I was sitting right in front of Senator McCain during the inauguration. And Lisa and Andrea and Christopher, my two older kids, were there also. When the ceremony was over — and I remember the Frank Luntz interview with Donald. In fact, I was with Frank the other day, and I really wanted to get his take on what happened that day. Anyway, when the ceremony was over, I said, “Kids, I want to introduce you to somebody.” I don’t use the word “hero” often. I think we have cheapened the definition of “hero.” We definitely cheapened the definition of “patriot.” I said, “This man is an American hero.” And Senator McCain, after what Donald had said, I said, “Sir, Fred Trump. I just wanted to tell you, you’re a hero.” And if there was one proud moment with my kids and my wife of that inauguration, it was that.
AMY GOODMAN: You have endorsed Kamala Harris to be president.
FRED TRUMP III: Yes.
AMY GOODMAN: What most concerns you if your uncle Donald Trump returns to the White House as president?
FRED TRUMP III: We’ve all heard, and some of us have read, Project 2025. And he will say he had nothing to do with it. And I sort of half-joke, “Yeah, that’s like him saying, 'I had nothing to do with building Trump Tower.'” His hands are all over that. It’s a dystopian, dangerous view of what the future might be, but it really is just going back decades to what this country could be. And I say it in the book that, you know, my family was sort of like a '50s sitcom. The ’50s weren't just Happy Days and Laverne & Shirley. They were lots of bad things.
And I believe it’s in the foreword where it talks about public education. That’s going to affect the disabled community in a bad way. It’s going to affect minority children in a bad way. I think it will be a very dangerous time if he’s reelected. And again, I believe in policy over politics, and that’s why I’ve always been a Democrat. But so did Donald, as you know. But the Harris campaign and her positions are ones I believe in. Now, that being said, I have yet to hear anything regarding disability actions that I deem, obviously, important, and I will put their feet to the fire on this.

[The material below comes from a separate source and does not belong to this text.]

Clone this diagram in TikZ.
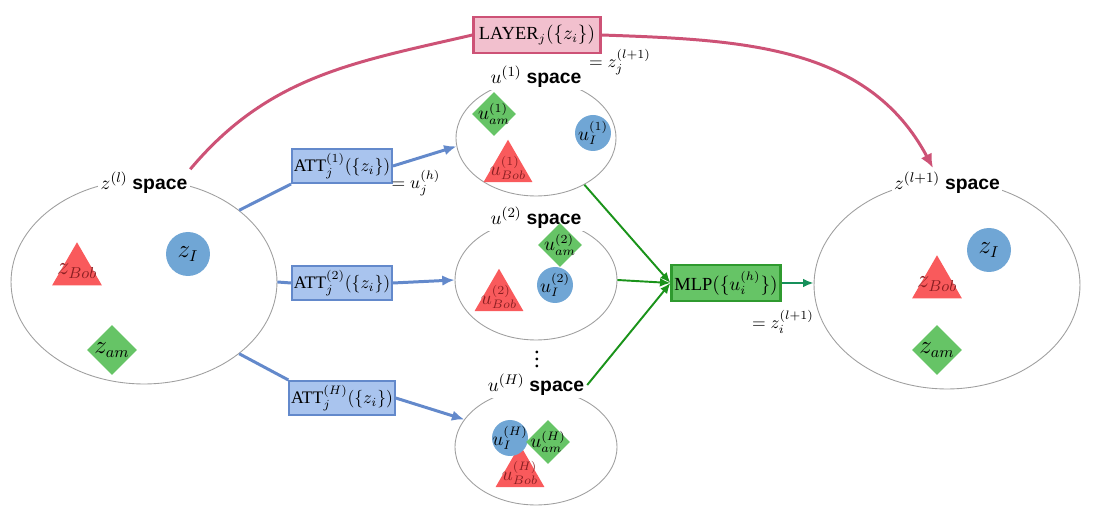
\documentclass[tikz,border=0pt]{standalone}
\usepackage{fontspec}
\setmainfont{Liberation Serif}
\setsansfont{Liberation Sans}
\usepackage{tikz}
\usetikzlibrary{arrows.meta,shapes.geometric,positioning}

\definecolor{trired}{HTML}{F95A5C}
\definecolor{dotblue}{HTML}{70A6D5}
\definecolor{diagreen}{HTML}{66C466}
\definecolor{attfill}{HTML}{A9C4EE}
\definecolor{attdraw}{HTML}{6389CB}
\definecolor{lyrfill}{HTML}{F2C0CE}
\definecolor{lyrdraw}{HTML}{CD5276}
\definecolor{mlpfill}{HTML}{66C466}
\definecolor{mlpdraw}{HTML}{2F9A2F}
\definecolor{arrgreen}{HTML}{1A931A}
\definecolor{outgreen}{HTML}{16905A}
\definecolor{bobtext}{HTML}{8A1F22}

\begin{document}
\begin{tikzpicture}[x=0.02cm,y=-0.02cm,
    region/.style={ellipse,draw=gray!75,line width=0.5pt,inner sep=0pt},
    spacelbl/.style={fill=white,inner sep=1.5pt,font=\fontsize{11}{13}\selectfont},
    tri/.style={regular polygon,regular polygon sides=3,fill=trired,inner sep=0pt,minimum size=1.15cm,
        label={[text=bobtext,font=\fontsize{13.5}{14}\selectfont]center:#1}},
    dia/.style={diamond,fill=diagreen,inner sep=0pt,minimum size=1cm,
        label={[font=\fontsize{13.5}{14}\selectfont]center:#1}},
    blob/.style={circle,fill=dotblue,inner sep=0pt,minimum size=0.88cm,
        label={[font=\fontsize{13.5}{14}\selectfont]center:#1}},
    utri/.style={regular polygon,regular polygon sides=3,fill=trired,inner sep=0pt,minimum size=1.13cm,
        label={[text=bobtext,font=\fontsize{10.5}{12}\selectfont]center:#1}},
    udia/.style={diamond,fill=diagreen,inner sep=0pt,minimum size=0.88cm,
        label={[font=\fontsize{10.5}{12}\selectfont]center:#1}},
    ublob/.style={circle,fill=dotblue,inner sep=0pt,minimum size=0.72cm,
        label={[font=\fontsize{10.5}{12}\selectfont]center:#1}},
    attbox/.style={draw=attdraw,fill=attfill,line width=1.2pt,minimum width=1.92cm,minimum height=0.68cm,
        inner sep=1pt,font=\fontsize{10}{12}\selectfont},
    lyrbox/.style={draw=lyrdraw,fill=lyrfill,line width=1.2pt,minimum width=2.54cm,minimum height=0.72cm,
        inner sep=1pt,font=\fontsize{10.5}{12}\selectfont},
    mlpbox/.style={draw=mlpdraw,fill=mlpfill,line width=1.2pt,minimum width=2.18cm,minimum height=0.72cm,
        inner sep=1pt,font=\fontsize{10.5}{12}\selectfont},
    eqlbl/.style={font=\fontsize{10}{12}\selectfont},
    attline/.style={draw=attdraw,line width=1.7pt},
    lyrline/.style={draw=lyrdraw,line width=1.7pt},
    mlpline/.style={draw=arrgreen,line width=1.1pt,-{Latex[length=6pt,width=5pt]}}
]
\useasboundingbox (0,0) rectangle (1100,516);

% z^(l) space
\node[region,minimum width=5.32cm,minimum height=4.08cm] (zl) at (144,282) {};
\node[spacelbl] (zllbl) at (144,183) {$z^{(l)}$ \textbf{\sffamily space}};
\node[tri={$z_{Bob}$}] (zlbob) at (77,271) {};
\node[blob={$z_I$}] (zli) at (188,254) {};
\node[dia={$z_{am}$}] (zlam) at (112,350) {};

% u^(1) space
\node[region,minimum width=3.2cm,minimum height=2.32cm] (u1) at (536,138) {};
\node[spacelbl] (u1lbl) at (536,77) {$u^{(1)}$ \textbf{\sffamily space}};
\node[udia={$u^{(1)}_{am}$}] (u1am) at (494,114) {};
\node[ublob={$u^{(1)}_{I}$}] (u1i) at (593,133) {};
\node[utri={$u^{(1)}_{Bob}$}] (u1bob) at (508,168) {};

% u^(2) space
\node[region,minimum width=3.24cm,minimum height=2.4cm] (u2) at (536,280) {};
\node[spacelbl] (u2lbl) at (536,218) {$u^{(2)}$ \textbf{\sffamily space}};
\node[udia={$u^{(2)}_{am}$}] (u2am) at (560,245) {};
\node[ublob={$u^{(2)}_{I}$}] (u2i) at (555,285) {};
\node[utri={$u^{(2)}_{Bob}$}] (u2bob) at (499,297) {};

\node[inner sep=0pt,font=\fontsize{13}{14}\selectfont\boldmath] (vdots) at (537,354) {$\vdots$};

% u^(H) space
\node[region,minimum width=3.24cm,minimum height=2.32cm] (uH) at (536,447) {};
\node[spacelbl] (uHlbl) at (536,385) {$u^{(H)}$ \textbf{\sffamily space}};
\node[utri={}] (uHbob) at (520,473) {};
\node[ublob={$u^{(H)}_{I}$}] (uHi) at (510,438) {};
\node[udia={$u^{(H)}_{am}$}] (uHam) at (548,442) {};
\node[text=bobtext,font=\fontsize{10.5}{12}\selectfont] (uHbobt) at (520,473) {$u^{(H)}_{Bob}$};

% z^(l+1) space
\node[region,minimum width=5.32cm,minimum height=4.16cm] (zr) at (947,285) {};
\node[spacelbl] (zrlbl) at (947,183) {$z^{(l+1)}$ \textbf{\sffamily space}};
\node[tri={$z_{Bob}$}] (zrbob) at (937,284) {};
\node[blob={$z_I$}] (zri) at (989,250) {};
\node[dia={$z_{am}$}] (zram) at (937,350) {};

% boxes
\node[lyrbox] (layer) at (537,35) {LAYER$_j(\{z_i\})$};
\node[attbox] (att1) at (342,166) {ATT$_j^{(1)}(\{z_i\})$};
\node[attbox] (att2) at (342,283) {ATT$_j^{(2)}(\{z_i\})$};
\node[attbox] (attH) at (342,398) {ATT$_j^{(H)}(\{z_i\})$};
\node[mlpbox] (mlp) at (726,283) {MLP$(\{u_i^{(h)}\})$};

\node[eqlbl] (eqlayer) at (620,62) {$=z_j^{(l+1)}$};
\node[eqlbl] (eqatt) at (416,183) {$=u_j^{(h)}$};
\node[eqlbl] (eqmlp) at (783,322) {$=z_i^{(l+1)}$};

% connectors
\coordinate (rtop) at (933,168);
\draw[lyrline] (zllbl.north east) to[out=50,in=193] (layer.west);
\draw[lyrline,-{Latex[length=8pt,width=7pt]}] (layer.east) to[out=-2,in=118] (rtop);

\draw[attline] (zl.37) -- (att1.south west);
\draw[attline,-{Latex[length=7pt,width=6pt]}] (att1.east) -- (u1.186);
\draw[attline] (zl.east) -- (att2.west);
\draw[attline,-{Latex[length=7pt,width=6pt]}] (att2.east) -- (u2.west);
\draw[attline] (zl.-37) -- (attH.north west);
\draw[attline,-{Latex[length=7pt,width=6pt]}] (attH.east) -- (uH.159);

\draw[mlpline] (u1.-44) -- (mlp.west);
\draw[mlpline] (u2.east) -- (mlp.west);
\draw[mlpline] (uHlbl.east) -- (mlp.west);
\draw[mlpline,draw=outgreen] (mlp.east) -- (mlp.east -| zr.west);
\end{tikzpicture}
\end{document}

AMY GOODMAN: Before we go, you talk about hearing Donald Trump use the N-word decades ago, your uncle, when he got mad.
FRED TRUMP III: Right.
AMY GOODMAN: He also, with this father, sued for discriminating against people of color, African Americans, being allowed in their housing projects in Queens.
FRED TRUMP III: Yeah. I mean, I was there that day. I was at my grandparents’ house, as I often was when I was a kid. I grew up in a Trump apartment building — no minorities, by the way. And I was kicking a soccer ball around, and I heard him just shout out twice the N-word. And I went back, and there was his white El Dorado, red —
AMY GOODMAN: This is Donald Trump.
FRED TRUMP III: Donald — red interior, black top with two slash marks. And he had a roll of black electrical tape. And —
AMY GOODMAN: We have 30 seconds.
FRED TRUMP III: Yeah. It’s kind of a pattern, where — the word was disgusting, but the fact that he didn’t know who did it was also disgusting. The fact — when you go back to Serge Kovaleski, the fact that he mocked that reporter was gross; the fact that the crowd yucked it up also, so I have to wonder what’s in their hearts. You know, they obviously don’t have a family member who has disabilities.
AMY GOODMAN: Fred Trump III is the nephew of former President Donald Trump, current presidential candidate. But Fred Trump is the author of a new memoir about his family. It’s titled All in the Family: The Trumps and How We Got This Way. That does it for our show. I’m Amy Goodman. Thanks so much for joining us.